Exterran Holdings, Inc. (NYSE: EXH) today reported financial results for the second quarter 2012. These results of operations are presented on a consolidated basis including the results of Exterran Partners, L.P.
EBITDA, as adjusted (as defined below), was $101.5 million for the second quarter 2012, and was reduced by charges of $7.6 million related to sales tax audits associated with prior years incorporated in selling, general and administrative expenses. In addition, EBITDA, as adjusted, for the second quarter 2012 excluded a benefit of $4.7 million from a periodic payment received during the quarter from the prior sale of joint venture assets in Venezuela. EBITDA, as adjusted, was $96.2 million for the first quarter 2012 and $82.8 million for the second quarter 2011. Revenue was $630.7 million for the second quarter 2012, compared to $615.2 million for the first quarter 2012 and $644.1 million for the second quarter 2011.

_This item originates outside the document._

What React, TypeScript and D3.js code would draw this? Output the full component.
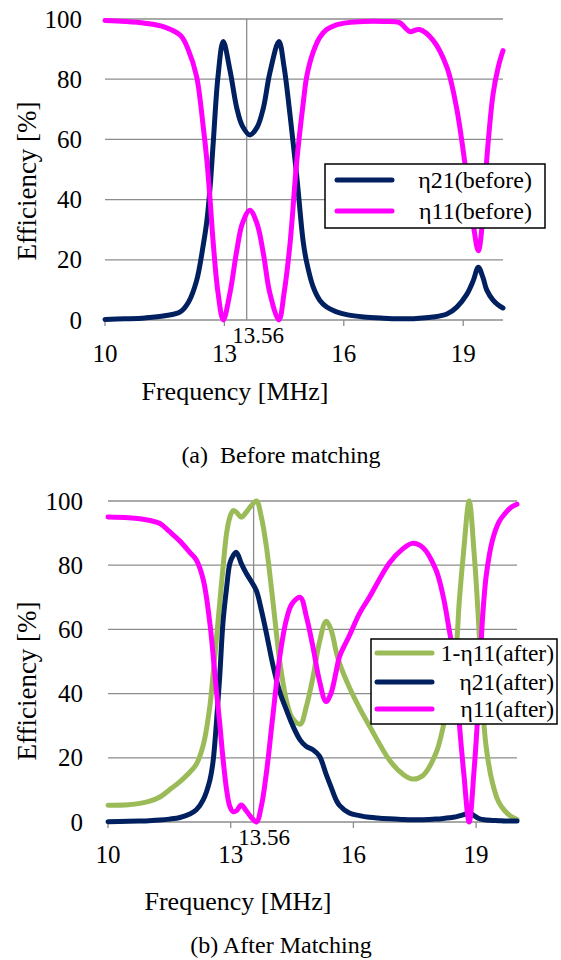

Fabrication backlog was $1,286.4 million at the end of June 2012, compared to $955.3 million at the end of March 2012 and $736.2 million at the end of June 2011. Fabrication bookings were $598.7 million for the second quarter 2012, compared to $482.3 million for the first quarter 2012 and $256.6 million for the second quarter 2011. In the second quarter of 2012, the definition of fabrication backlog was revised to include installations. This change also was made to prior periods for comparative purposes.

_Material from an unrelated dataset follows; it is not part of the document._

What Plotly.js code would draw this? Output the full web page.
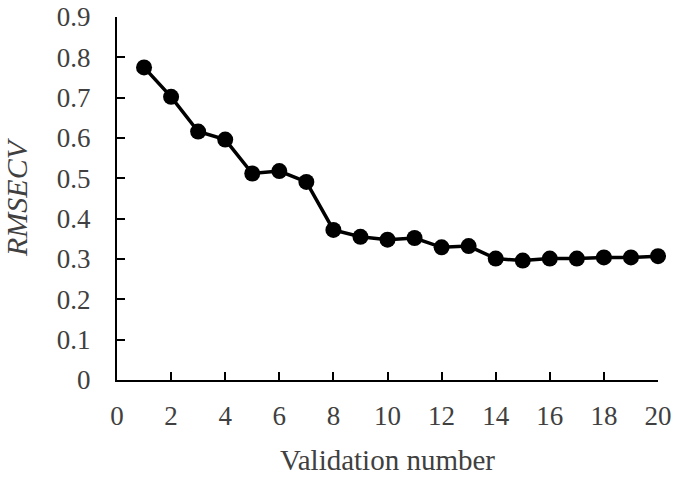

Net loss from continuing operations attributable to Exterran stockholders for the second quarter 2012 was $30.5 million, or $0.48 per diluted share, excluding a benefit of $4.7 million from a periodic payment received during the quarter from the prior sale of joint venture assets in Venezuela and excluding other pretax charges totaling $129.8 million, comprised primarily of non-cash long-lived asset impairment charges of $128.5 million related primarily to our U.S. fleet. Due to the expected sale of our Canadian business, our Canadian contract operations and aftermarket services businesses are reflected as discontinued operations in our current and prior period financial results. The long-lived asset impairment charge did not impact our cash flows, liquidity position, or compliance with debt covenants.